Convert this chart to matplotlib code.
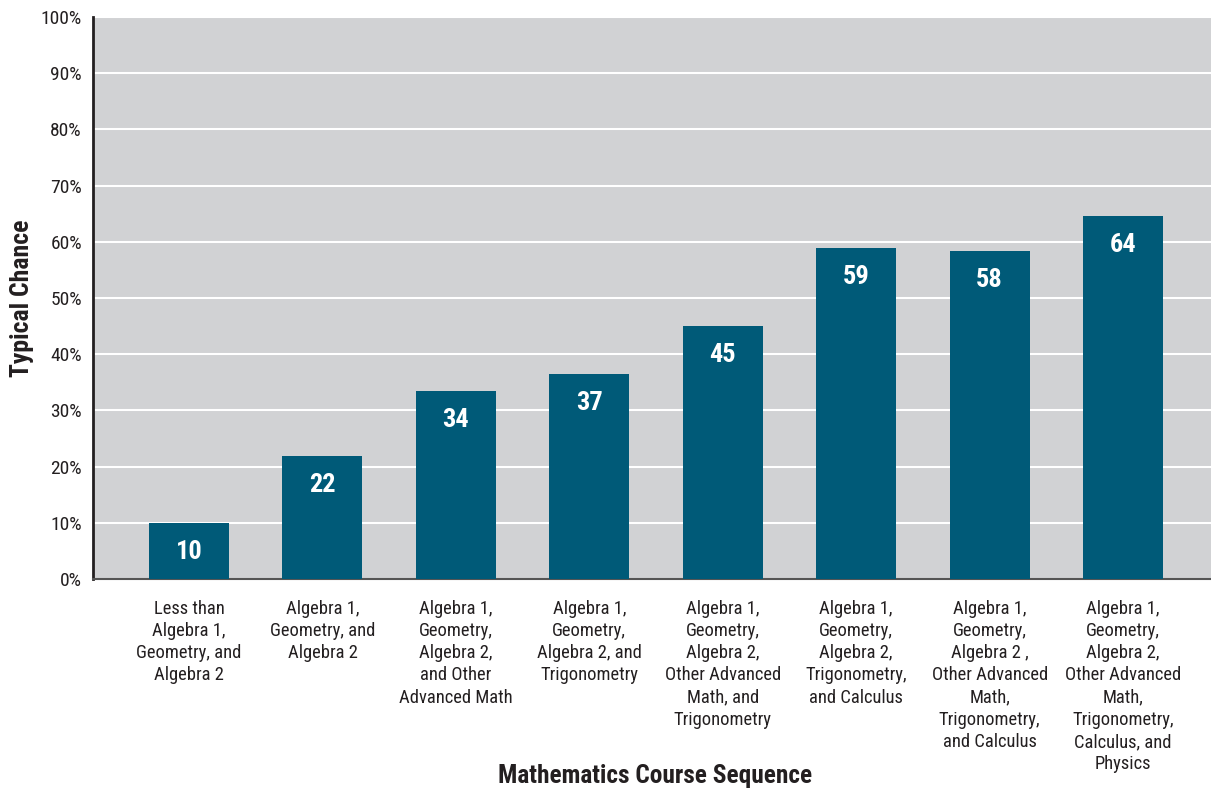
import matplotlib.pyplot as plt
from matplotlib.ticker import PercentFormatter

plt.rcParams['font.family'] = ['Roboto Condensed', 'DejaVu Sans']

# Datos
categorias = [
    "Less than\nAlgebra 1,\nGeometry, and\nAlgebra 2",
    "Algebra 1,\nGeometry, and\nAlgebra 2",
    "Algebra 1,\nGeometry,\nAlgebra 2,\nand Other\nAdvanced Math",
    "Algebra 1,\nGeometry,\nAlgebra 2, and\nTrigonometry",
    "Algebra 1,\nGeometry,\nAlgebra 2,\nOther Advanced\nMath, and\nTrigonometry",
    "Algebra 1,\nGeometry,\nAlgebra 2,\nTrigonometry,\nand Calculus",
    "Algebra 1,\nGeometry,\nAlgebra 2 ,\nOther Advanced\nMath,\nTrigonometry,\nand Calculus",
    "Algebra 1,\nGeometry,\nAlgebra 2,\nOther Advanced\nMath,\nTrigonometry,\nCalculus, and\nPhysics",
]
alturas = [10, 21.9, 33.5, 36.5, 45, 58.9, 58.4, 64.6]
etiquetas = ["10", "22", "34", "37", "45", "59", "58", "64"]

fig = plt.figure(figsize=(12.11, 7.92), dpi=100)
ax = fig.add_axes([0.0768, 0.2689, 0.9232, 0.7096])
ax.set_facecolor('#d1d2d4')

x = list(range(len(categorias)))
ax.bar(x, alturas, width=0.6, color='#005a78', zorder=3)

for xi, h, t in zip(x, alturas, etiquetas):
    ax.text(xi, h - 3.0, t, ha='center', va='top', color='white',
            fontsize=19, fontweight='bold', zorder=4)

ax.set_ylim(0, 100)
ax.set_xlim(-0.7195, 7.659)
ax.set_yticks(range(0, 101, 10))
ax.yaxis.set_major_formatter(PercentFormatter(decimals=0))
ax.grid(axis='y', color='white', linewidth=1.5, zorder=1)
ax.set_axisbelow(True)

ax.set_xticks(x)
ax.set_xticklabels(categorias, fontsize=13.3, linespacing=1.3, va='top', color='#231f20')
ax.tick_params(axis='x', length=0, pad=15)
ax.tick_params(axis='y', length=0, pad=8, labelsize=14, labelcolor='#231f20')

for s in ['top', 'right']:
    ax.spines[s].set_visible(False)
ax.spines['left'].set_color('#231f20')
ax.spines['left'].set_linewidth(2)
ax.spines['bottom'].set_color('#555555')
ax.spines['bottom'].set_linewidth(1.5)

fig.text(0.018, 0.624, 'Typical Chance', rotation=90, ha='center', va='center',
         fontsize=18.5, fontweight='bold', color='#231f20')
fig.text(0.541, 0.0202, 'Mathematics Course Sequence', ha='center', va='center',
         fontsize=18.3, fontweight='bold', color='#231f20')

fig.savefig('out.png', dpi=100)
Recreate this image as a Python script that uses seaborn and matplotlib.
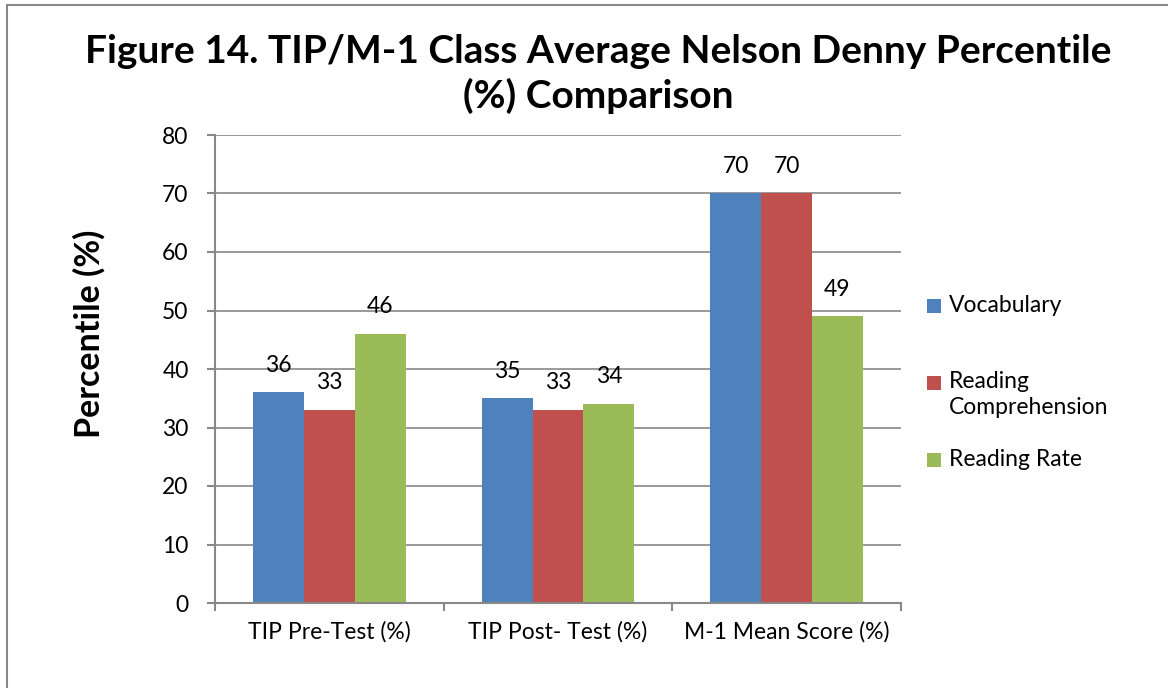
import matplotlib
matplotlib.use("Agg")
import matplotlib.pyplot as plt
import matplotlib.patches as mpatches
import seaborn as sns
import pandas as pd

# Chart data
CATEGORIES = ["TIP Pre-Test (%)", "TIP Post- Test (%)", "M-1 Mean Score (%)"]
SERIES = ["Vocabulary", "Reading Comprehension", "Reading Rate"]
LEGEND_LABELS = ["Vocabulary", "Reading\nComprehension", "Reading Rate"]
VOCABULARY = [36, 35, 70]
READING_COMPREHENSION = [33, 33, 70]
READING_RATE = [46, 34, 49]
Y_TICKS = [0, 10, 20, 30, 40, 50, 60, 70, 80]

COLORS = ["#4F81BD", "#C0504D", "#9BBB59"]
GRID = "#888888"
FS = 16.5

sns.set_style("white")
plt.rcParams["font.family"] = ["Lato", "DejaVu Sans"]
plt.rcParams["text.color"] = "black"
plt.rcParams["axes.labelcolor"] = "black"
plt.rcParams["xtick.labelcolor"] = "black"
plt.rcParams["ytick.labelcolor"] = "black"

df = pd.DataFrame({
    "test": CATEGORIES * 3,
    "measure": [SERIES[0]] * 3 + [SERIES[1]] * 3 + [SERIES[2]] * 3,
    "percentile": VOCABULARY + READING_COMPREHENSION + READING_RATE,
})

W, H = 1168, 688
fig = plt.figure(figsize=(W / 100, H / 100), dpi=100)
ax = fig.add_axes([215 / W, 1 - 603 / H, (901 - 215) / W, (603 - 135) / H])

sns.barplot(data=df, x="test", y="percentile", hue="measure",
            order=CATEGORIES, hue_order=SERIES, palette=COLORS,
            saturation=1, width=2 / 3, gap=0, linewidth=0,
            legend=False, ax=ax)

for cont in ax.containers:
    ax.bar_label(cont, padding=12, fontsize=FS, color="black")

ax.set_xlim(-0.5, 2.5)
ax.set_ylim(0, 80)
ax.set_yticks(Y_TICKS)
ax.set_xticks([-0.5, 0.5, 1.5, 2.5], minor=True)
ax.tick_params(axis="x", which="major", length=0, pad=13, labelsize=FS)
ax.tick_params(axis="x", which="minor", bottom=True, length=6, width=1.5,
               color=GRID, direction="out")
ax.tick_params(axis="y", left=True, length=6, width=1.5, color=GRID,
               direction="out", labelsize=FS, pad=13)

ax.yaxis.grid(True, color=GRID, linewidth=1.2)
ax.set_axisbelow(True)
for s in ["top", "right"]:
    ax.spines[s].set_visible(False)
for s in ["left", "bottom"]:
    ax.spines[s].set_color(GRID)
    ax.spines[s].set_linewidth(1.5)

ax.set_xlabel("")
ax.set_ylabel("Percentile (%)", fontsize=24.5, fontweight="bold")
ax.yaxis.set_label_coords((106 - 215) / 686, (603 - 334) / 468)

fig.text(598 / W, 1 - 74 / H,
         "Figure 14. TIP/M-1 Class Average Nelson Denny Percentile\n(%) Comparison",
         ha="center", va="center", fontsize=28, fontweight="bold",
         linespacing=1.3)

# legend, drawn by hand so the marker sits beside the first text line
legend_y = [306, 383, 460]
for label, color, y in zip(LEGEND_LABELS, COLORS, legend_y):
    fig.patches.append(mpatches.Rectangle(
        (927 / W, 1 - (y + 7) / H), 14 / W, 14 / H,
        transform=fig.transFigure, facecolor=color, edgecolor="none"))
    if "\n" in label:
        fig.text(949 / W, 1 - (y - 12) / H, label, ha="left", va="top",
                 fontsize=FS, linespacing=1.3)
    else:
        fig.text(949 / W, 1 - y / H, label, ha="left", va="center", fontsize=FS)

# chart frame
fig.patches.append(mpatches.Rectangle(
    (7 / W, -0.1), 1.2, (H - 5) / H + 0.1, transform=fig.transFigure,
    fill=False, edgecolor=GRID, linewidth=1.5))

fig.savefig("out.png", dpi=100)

### Set exercise
Each record must be quoted in full and exactly. Do not include the pictures.

### Answer
Convert this chart to matplotlib code.
import matplotlib.pyplot as plt
from matplotlib.ticker import PercentFormatter

plt.rcParams['font.family'] = ['Roboto Condensed', 'DejaVu Sans']

# Datos
categorias = [
    "Less than\nAlgebra 1,\nGeometry, and\nAlgebra 2",
    "Algebra 1,\nGeometry, and\nAlgebra 2",
    "Algebra 1,\nGeometry,\nAlgebra 2,\nand Other\nAdvanced Math",
    "Algebra 1,\nGeometry,\nAlgebra 2, and\nTrigonometry",
    "Algebra 1,\nGeometry,\nAlgebra 2,\nOther Advanced\nMath, and\nTrigonometry",
    "Algebra 1,\nGeometry,\nAlgebra 2,\nTrigonometry,\nand Calculus",
    "Algebra 1,\nGeometry,\nAlgebra 2 ,\nOther Advanced\nMath,\nTrigonometry,\nand Calculus",
    "Algebra 1,\nGeometry,\nAlgebra 2,\nOther Advanced\nMath,\nTrigonometry,\nCalculus, and\nPhysics",
]
alturas = [10, 21.9, 33.5, 36.5, 45, 58.9, 58.4, 64.6]
etiquetas = ["10", "22", "34", "37", "45", "59", "58", "64"]

fig = plt.figure(figsize=(12.11, 7.92), dpi=100)
ax = fig.add_axes([0.0768, 0.2689, 0.9232, 0.7096])
ax.set_facecolor('#d1d2d4')

x = list(range(len(categorias)))
ax.bar(x, alturas, width=0.6, color='#005a78', zorder=3)

for xi, h, t in zip(x, alturas, etiquetas):
    ax.text(xi, h - 3.0, t, ha='center', va='top', color='white',
            fontsize=19, fontweight='bold', zorder=4)

ax.set_ylim(0, 100)
ax.set_xlim(-0.7195, 7.659)
ax.set_yticks(range(0, 101, 10))
ax.yaxis.set_major_formatter(PercentFormatter(decimals=0))
ax.grid(axis='y', color='white', linewidth=1.5, zorder=1)
ax.set_axisbelow(True)

ax.set_xticks(x)
ax.set_xticklabels(categorias, fontsize=13.3, linespacing=1.3, va='top', color='#231f20')
ax.tick_params(axis='x', length=0, pad=15)
ax.tick_params(axis='y', length=0, pad=8, labelsize=14, labelcolor='#231f20')

for s in ['top', 'right']:
    ax.spines[s].set_visible(False)
ax.spines['left'].set_color('#231f20')
ax.spines['left'].set_linewidth(2)
ax.spines['bottom'].set_color('#555555')
ax.spines['bottom'].set_linewidth(1.5)

fig.text(0.018, 0.624, 'Typical Chance', rotation=90, ha='center', va='center',
         fontsize=18.5, fontweight='bold', color='#231f20')
fig.text(0.541, 0.0202, 'Mathematics Course Sequence', ha='center', va='center',
         fontsize=18.3, fontweight='bold', color='#231f20')

fig.savefig('out.png', dpi=100)
Recreate this image as a Python script that uses seaborn and matplotlib.
import matplotlib
matplotlib.use("Agg")
import matplotlib.pyplot as plt
import matplotlib.patches as mpatches
import seaborn as sns
import pandas as pd

# Chart data
CATEGORIES = ["TIP Pre-Test (%)", "TIP Post- Test (%)", "M-1 Mean Score (%)"]
SERIES = ["Vocabulary", "Reading Comprehension", "Reading Rate"]
LEGEND_LABELS = ["Vocabulary", "Reading\nComprehension", "Reading Rate"]
VOCABULARY = [36, 35, 70]
READING_COMPREHENSION = [33, 33, 70]
READING_RATE = [46, 34, 49]
Y_TICKS = [0, 10, 20, 30, 40, 50, 60, 70, 80]

COLORS = ["#4F81BD", "#C0504D", "#9BBB59"]
GRID = "#888888"
FS = 16.5

sns.set_style("white")
plt.rcParams["font.family"] = ["Lato", "DejaVu Sans"]
plt.rcParams["text.color"] = "black"
plt.rcParams["axes.labelcolor"] = "black"
plt.rcParams["xtick.labelcolor"] = "black"
plt.rcParams["ytick.labelcolor"] = "black"

df = pd.DataFrame({
    "test": CATEGORIES * 3,
    "measure": [SERIES[0]] * 3 + [SERIES[1]] * 3 + [SERIES[2]] * 3,
    "percentile": VOCABULARY + READING_COMPREHENSION + READING_RATE,
})

W, H = 1168, 688
fig = plt.figure(figsize=(W / 100, H / 100), dpi=100)
ax = fig.add_axes([215 / W, 1 - 603 / H, (901 - 215) / W, (603 - 135) / H])

sns.barplot(data=df, x="test", y="percentile", hue="measure",
            order=CATEGORIES, hue_order=SERIES, palette=COLORS,
            saturation=1, width=2 / 3, gap=0, linewidth=0,
            legend=False, ax=ax)

for cont in ax.containers:
    ax.bar_label(cont, padding=12, fontsize=FS, color="black")

ax.set_xlim(-0.5, 2.5)
ax.set_ylim(0, 80)
ax.set_yticks(Y_TICKS)
ax.set_xticks([-0.5, 0.5, 1.5, 2.5], minor=True)
ax.tick_params(axis="x", which="major", length=0, pad=13, labelsize=FS)
ax.tick_params(axis="x", which="minor", bottom=True, length=6, width=1.5,
               color=GRID, direction="out")
ax.tick_params(axis="y", left=True, length=6, width=1.5, color=GRID,
               direction="out", labelsize=FS, pad=13)

ax.yaxis.grid(True, color=GRID, linewidth=1.2)
ax.set_axisbelow(True)
for s in ["top", "right"]:
    ax.spines[s].set_visible(False)
for s in ["left", "bottom"]:
    ax.spines[s].set_color(GRID)
    ax.spines[s].set_linewidth(1.5)

ax.set_xlabel("")
ax.set_ylabel("Percentile (%)", fontsize=24.5, fontweight="bold")
ax.yaxis.set_label_coords((106 - 215) / 686, (603 - 334) / 468)

fig.text(598 / W, 1 - 74 / H,
         "Figure 14. TIP/M-1 Class Average Nelson Denny Percentile\n(%) Comparison",
         ha="center", va="center", fontsize=28, fontweight="bold",
         linespacing=1.3)

# legend, drawn by hand so the marker sits beside the first text line
legend_y = [306, 383, 460]
for label, color, y in zip(LEGEND_LABELS, COLORS, legend_y):
    fig.patches.append(mpatches.Rectangle(
        (927 / W, 1 - (y + 7) / H), 14 / W, 14 / H,
        transform=fig.transFigure, facecolor=color, edgecolor="none"))
    if "\n" in label:
        fig.text(949 / W, 1 - (y - 12) / H, label, ha="left", va="top",
                 fontsize=FS, linespacing=1.3)
    else:
        fig.text(949 / W, 1 - y / H, label, ha="left", va="center", fontsize=FS)

# chart frame
fig.patches.append(mpatches.Rectangle(
    (7 / W, -0.1), 1.2, (H - 5) / H + 0.1, transform=fig.transFigure,
    fill=False, edgecolor=GRID, linewidth=1.5))

fig.savefig("out.png", dpi=100)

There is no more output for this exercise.